Executive head chef at new D&D Group Leeds restaurants Angelica and Crafthouse at just 33, Bridlington born Lee talks to us about his career, ideas, people, hopes and his favourite dunker, whilst whipping up a few seasonal asparagus dishes!

What made you decide that you wanted to be a chef?
I started in a small kitchen in Bridlington as a 15 year old, just to earn some pocket money and the interest was born.

Who did you train under and what did they teach you that you’ll never forget?
Gordon Ramsey, Pierre Gagnaire and Jason Atherton who taught me that the best produce is on your own doorstep.

Where was your first job?
As a chef for Rags Restaurant and Expanse Hotel, Bridlington.

Which chef has inspired you the most?
Jason Atherton As a chef what gives you the biggest ‘kick’ out of your job? Training the youngsters and making them into good chefs that will one day go on to working in some of the great kitchens of the world.

How do you decide your menu?
At Crafthouse and Angelica, we focus on the best of Yorkshire produce and being as extensive as we can be and not being afraid of going further afield for ingredients if they have the right fit.

What are your main criteria when you select suppliers?
Consistency, service and a willingness to help in an emergency. Good advice and product knowledge are high on the list too.

How would you describe your style of cooking?
Classic British/European. What is your favourite ‘comfort’ food? You can’t beat a good roast beef and gammon with all the trimmings.

What has been your greatest culinary idea?
Seaside Donuts in the City.
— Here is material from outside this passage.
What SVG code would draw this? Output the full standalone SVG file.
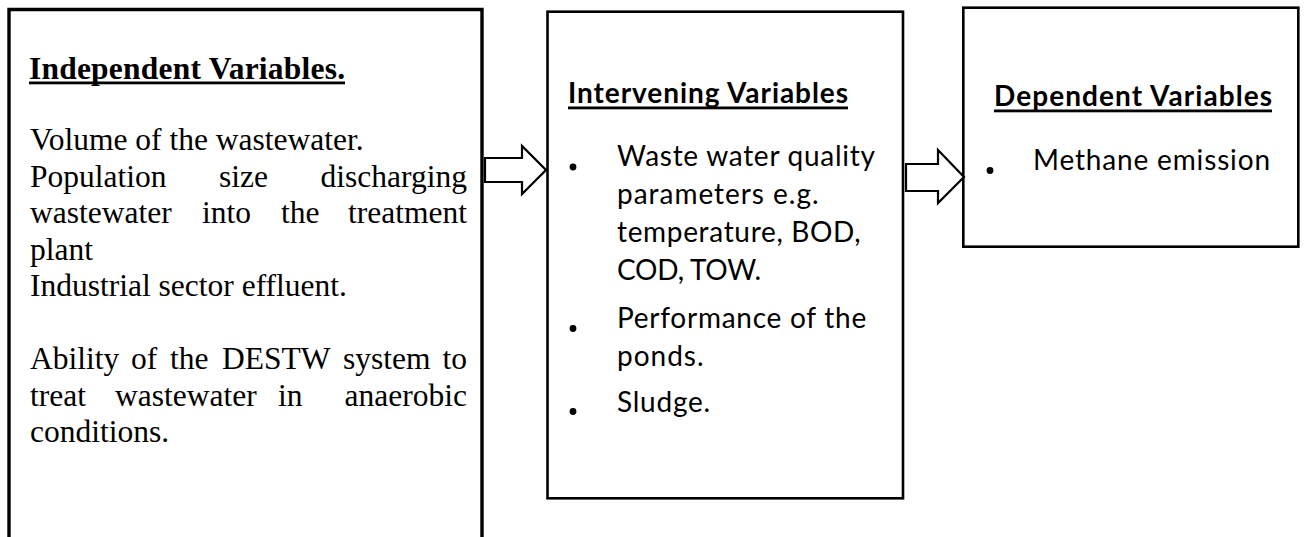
<svg xmlns="http://www.w3.org/2000/svg" width="1306" height="537" viewBox="0 0 1306 537">
<style>
.box{fill:none;stroke:#000;stroke-width:2.6}
.serif{font-family:"Liberation Serif","Times New Roman",serif;font-size:31.5px;fill:#000}
.serifb{font-family:"Liberation Serif","Times New Roman",serif;font-size:31.5px;font-weight:bold;fill:#000}
.sans{font-family:Lato,"Open Sans","Liberation Sans",sans-serif;font-size:28px;fill:#000}
.sansb{font-family:Lato,"Open Sans","Liberation Sans",sans-serif;font-size:28px;font-weight:bold;fill:#000}
.arrow{fill:#fff;stroke:#000;stroke-width:2.2;stroke-linejoin:miter}
.ul{fill:#000}
.dot{fill:#000}
</style>
<rect width="1306" height="537" fill="#fff"/>
<g id="node-independent">
<path class="box" d="M9,545 V9.5 H482 V545" style="stroke-width:3.4"/>
<text class="serifb" x="29" y="79" textLength="316">Independent Variables.</text>
<rect class="ul" x="29" y="81.5" width="316" height="2.8"/>
<text class="serif" x="30" y="150">Volume of the wastewater.</text>
<text class="serif" y="187"><tspan x="30">Population</tspan><tspan x="219">size</tspan><tspan x="467" text-anchor="end">discharging</tspan></text>
<text class="serif" y="223"><tspan x="30">wastewater</tspan><tspan x="202">into</tspan><tspan x="281">the</tspan><tspan x="467" text-anchor="end">treatment</tspan></text>
<text class="serif" x="30" y="259.5">plant</text>
<text class="serif" x="30" y="296">Industrial sector effluent.</text>
<text class="serif" y="369"><tspan x="30">Ability</tspan><tspan x="131">of</tspan><tspan x="170">the</tspan><tspan x="222">DESTW</tspan><tspan x="343">system</tspan><tspan x="467" text-anchor="end">to</tspan></text>
<text class="serif" y="405.5"><tspan x="30">treat</tspan><tspan x="115">wastewater</tspan><tspan x="278">in</tspan><tspan x="467" text-anchor="end">anaerobic</tspan></text>
<text class="serif" x="30" y="442">conditions.</text>
</g>
<g id="node-intervening">
<rect class="box" x="547.5" y="11.7" width="355.5" height="486.6"/>
<text class="sansb" x="568" y="103" textLength="280">Intervening Variables</text>
<rect class="ul" x="568" y="106.5" width="280" height="2.8"/>
<circle class="dot" cx="573" cy="167" r="3.4"/>
<text class="sans" x="617" y="166" textLength="258">Waste water quality</text>
<text class="sans" x="617" y="204" textLength="201.6">parameters e.g.</text>
<text class="sans" x="617" y="242" textLength="243.7">temperature, BOD,</text>
<text class="sans" x="617" y="280" textLength="144.2">COD, TOW.</text>
<circle class="dot" cx="573" cy="328.5" r="3.4"/>
<text class="sans" x="617" y="328" textLength="249.2">Performance of the</text>
<text class="sans" x="617" y="366" textLength="86.5">ponds.</text>
<circle class="dot" cx="573" cy="411.5" r="3.4"/>
<text class="sans" x="617" y="412" textLength="93.2">Sludge.</text>
</g>
<g id="node-dependent">
<rect class="box" x="963.3" y="7.7" width="335" height="239"/>
<text class="sansb" x="994" y="106" textLength="278">Dependent Variables</text>
<rect class="ul" x="994" y="109.5" width="278" height="2.8"/>
<circle class="dot" cx="990" cy="170.5" r="3.4"/>
<text class="sans" x="1033" y="170" textLength="237">Methane emission</text>
</g>
<g id="connectors">
<polygon class="arrow" points="485,158 522,158 522,146 546,170 522,194 522,182 485,182"/>
<polygon class="arrow" points="906,164 938,164 938,150 964,177 938,203 938,191 906,191"/>
</g>
</svg>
Editor’s note: You really need to taste these bad boys and even better with a fizzy blanc de blanc!

What are your ambitions?
To make the Leeds D&D restaurants a great success, blending the best of London and Yorkshire to make a pretty special dining experience.

What is your favourite ingredient and why?
Beef for its’ versatility.

What is your prediction for the next food trend?
Depending on the economy, I think classic fine dining will make a comeback. What would you say is your signature dish? Bridlington Bay Lobster Bisque.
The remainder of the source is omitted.